Chief executive Mark Zuckerberg told analysts that Instagram Stories has 200 million daily active users, and WhatsApp Status has more than 175 million daily active users. He did not disclose the number of users for Facebook Messenger's Day feature.

"We're going to keep putting video at the center of all of these services," Zuckerberg said during the earnings report.

By comparison, Snap had 161 million daily active users at the end of last year. The ephemeral media company is expected to report earnings later this month, but analysts are not hopeful that Snap will catch up to Facebook's base.

Brian White of Drexel Hamilton, who has a "buy" rating on shares of Snapchat, expects Snapchat to hit 171 daily active users in the first quarter of the year, keeping it behind Facebook in terms of that metric.

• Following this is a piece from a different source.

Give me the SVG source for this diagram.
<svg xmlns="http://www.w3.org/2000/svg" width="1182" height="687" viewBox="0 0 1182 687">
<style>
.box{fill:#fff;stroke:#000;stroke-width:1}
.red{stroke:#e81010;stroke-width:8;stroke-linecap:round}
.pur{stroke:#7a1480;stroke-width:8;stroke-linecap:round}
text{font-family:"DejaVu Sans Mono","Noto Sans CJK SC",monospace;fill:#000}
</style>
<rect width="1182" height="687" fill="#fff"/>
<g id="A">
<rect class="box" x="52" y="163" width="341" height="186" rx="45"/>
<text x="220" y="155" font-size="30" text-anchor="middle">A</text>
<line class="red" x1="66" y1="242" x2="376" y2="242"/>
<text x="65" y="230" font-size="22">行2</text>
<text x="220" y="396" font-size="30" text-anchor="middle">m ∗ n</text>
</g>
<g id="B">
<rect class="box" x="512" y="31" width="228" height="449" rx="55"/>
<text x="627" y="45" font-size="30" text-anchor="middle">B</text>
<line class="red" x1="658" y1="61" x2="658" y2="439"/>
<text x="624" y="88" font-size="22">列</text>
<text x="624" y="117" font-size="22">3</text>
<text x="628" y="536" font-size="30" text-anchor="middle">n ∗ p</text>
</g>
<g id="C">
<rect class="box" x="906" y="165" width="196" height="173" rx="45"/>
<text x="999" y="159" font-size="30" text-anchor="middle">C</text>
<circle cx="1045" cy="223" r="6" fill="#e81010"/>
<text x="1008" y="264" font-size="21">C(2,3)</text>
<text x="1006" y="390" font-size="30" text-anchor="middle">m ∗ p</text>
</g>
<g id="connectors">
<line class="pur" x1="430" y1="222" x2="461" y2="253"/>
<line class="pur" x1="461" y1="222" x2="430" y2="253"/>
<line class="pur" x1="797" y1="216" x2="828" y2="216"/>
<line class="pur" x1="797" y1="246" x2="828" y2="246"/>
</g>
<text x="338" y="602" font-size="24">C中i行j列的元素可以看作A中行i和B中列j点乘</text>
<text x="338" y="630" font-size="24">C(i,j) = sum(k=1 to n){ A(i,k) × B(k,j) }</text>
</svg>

Still, White said in a recent research note, "Snap has a cachet with the millennial crowd that will be difficult for other platforms to garner."

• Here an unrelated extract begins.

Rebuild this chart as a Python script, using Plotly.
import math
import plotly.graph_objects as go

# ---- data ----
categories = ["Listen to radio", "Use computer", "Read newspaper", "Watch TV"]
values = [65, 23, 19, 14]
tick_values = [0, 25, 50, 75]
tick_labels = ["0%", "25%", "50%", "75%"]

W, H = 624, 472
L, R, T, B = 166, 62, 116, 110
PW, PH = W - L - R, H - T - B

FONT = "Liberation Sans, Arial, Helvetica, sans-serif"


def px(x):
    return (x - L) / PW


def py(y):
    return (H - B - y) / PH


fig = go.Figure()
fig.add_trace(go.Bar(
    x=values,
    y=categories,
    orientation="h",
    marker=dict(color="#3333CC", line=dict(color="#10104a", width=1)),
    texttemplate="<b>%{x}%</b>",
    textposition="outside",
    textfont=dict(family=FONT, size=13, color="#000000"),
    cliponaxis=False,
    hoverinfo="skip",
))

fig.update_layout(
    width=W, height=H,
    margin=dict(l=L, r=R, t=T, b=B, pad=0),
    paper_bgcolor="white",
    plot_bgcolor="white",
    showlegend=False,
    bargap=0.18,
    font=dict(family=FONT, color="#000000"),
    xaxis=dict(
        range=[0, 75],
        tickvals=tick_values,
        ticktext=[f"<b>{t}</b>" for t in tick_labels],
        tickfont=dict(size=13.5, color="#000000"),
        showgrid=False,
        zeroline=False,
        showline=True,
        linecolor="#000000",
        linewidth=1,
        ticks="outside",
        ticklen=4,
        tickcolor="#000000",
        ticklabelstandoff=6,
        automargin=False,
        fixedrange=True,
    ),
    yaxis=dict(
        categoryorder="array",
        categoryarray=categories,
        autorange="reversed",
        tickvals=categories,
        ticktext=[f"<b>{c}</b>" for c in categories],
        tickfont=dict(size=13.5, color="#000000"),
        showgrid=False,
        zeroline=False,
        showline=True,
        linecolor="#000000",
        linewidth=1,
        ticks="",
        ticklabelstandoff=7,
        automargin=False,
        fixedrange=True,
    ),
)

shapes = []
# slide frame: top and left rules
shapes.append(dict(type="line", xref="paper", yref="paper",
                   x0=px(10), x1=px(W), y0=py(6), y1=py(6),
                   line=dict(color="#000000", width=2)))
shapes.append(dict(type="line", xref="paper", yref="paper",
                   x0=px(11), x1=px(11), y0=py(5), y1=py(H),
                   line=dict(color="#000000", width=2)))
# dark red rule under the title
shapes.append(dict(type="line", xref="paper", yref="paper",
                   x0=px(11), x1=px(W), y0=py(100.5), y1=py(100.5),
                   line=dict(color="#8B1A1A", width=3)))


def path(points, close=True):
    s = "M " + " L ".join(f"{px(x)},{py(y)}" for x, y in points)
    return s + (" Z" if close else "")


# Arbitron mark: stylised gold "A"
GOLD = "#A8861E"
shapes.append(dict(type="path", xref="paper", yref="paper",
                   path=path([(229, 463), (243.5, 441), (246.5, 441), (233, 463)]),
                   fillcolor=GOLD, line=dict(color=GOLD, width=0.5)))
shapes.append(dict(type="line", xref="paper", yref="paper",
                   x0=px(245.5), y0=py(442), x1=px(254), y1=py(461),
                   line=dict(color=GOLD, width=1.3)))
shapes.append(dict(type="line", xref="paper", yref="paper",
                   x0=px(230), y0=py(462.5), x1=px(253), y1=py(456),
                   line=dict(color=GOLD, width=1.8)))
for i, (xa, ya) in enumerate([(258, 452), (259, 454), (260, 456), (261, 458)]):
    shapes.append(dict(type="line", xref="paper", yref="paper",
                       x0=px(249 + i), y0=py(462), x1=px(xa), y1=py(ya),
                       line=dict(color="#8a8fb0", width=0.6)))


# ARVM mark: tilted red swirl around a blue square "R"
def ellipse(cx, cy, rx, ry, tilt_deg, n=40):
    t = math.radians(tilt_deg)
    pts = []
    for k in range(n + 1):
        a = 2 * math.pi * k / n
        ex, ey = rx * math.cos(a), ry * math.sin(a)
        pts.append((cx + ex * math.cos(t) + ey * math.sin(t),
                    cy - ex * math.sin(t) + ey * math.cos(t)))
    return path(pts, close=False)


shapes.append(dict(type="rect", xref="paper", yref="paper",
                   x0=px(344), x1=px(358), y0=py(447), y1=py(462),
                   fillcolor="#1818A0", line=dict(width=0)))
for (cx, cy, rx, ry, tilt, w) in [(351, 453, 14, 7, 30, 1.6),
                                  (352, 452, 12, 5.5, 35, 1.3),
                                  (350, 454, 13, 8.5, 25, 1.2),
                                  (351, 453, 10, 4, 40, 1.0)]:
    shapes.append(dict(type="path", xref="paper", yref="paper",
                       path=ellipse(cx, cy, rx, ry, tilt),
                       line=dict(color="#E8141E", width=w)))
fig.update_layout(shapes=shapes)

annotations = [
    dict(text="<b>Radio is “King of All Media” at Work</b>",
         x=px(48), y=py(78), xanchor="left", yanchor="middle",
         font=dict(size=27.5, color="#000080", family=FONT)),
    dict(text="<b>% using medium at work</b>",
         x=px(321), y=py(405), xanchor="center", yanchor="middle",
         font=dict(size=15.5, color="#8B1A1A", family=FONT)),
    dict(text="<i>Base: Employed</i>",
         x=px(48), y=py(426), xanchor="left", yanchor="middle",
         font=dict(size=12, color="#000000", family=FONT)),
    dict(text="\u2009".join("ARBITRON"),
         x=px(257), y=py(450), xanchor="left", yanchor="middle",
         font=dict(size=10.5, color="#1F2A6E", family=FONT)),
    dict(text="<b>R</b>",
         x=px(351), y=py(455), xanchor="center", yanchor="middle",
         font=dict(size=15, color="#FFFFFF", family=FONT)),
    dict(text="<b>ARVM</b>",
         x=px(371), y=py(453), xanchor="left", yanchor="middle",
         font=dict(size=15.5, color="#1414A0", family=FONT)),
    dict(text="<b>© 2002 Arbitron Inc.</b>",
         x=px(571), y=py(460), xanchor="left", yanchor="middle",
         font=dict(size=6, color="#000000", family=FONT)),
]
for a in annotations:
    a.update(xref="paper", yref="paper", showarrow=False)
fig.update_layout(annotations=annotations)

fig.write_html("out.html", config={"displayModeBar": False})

Write wrote, "Like Apple in its younger days, we view Snap as a disruptive innovator with a laser-like focus."

Michael Graham, analyst at Canaccord Genuity, is less optimistic, forecasting 164.5 million daily active users for Snap's March quarter, citing a slowdown in user growth in the fourth quarter.

Still, Snap shares rallied about 1 percent after Facebook's report.

New research released on Wednesday by App Annie shows that many Snap users — 35 percent — cannot be reached on Facebook on any given day. The figures are even higher — 46 percent and 58 percent, respectively — for Facebook's Instagram and Messenger.

And Snap's users are remarkably engaged, spending 25 to 30 minutes a day on the platform. Users younger than 25 visited Snapchat over 20 times every day on average by the end of last year.

Facebook has pushed back on the idea that its younger users are fleeing for Snapchat, noting in the earnings report that "while user-provided data indicates a decline in usage among younger users, this age data is unreliable because a disproportionate number of our younger users register with an inaccurate age."

Still, Zuckerberg is keen on making Snap's hallmark augmented reality features central to Facebook's future. Zuckerberg said that he thinks there will be a point where augmented reality — led by Facebook, rather than Snap's Lenses — replaces TVs and other physical objects.

"There are lots of different apps that have cameras in it, or where a individual developers build an app that has a single camera effect," Zuckerberg said on the conference call. "I think we were a little bit late to the trend initially around making cameras the center of how sharing works, but I do think at this point we're pretty much ahead in terms of the technology that we're building .... A lot of people are using these products across our family of apps, and I would expect us to continue leading the way forward on this from this point on."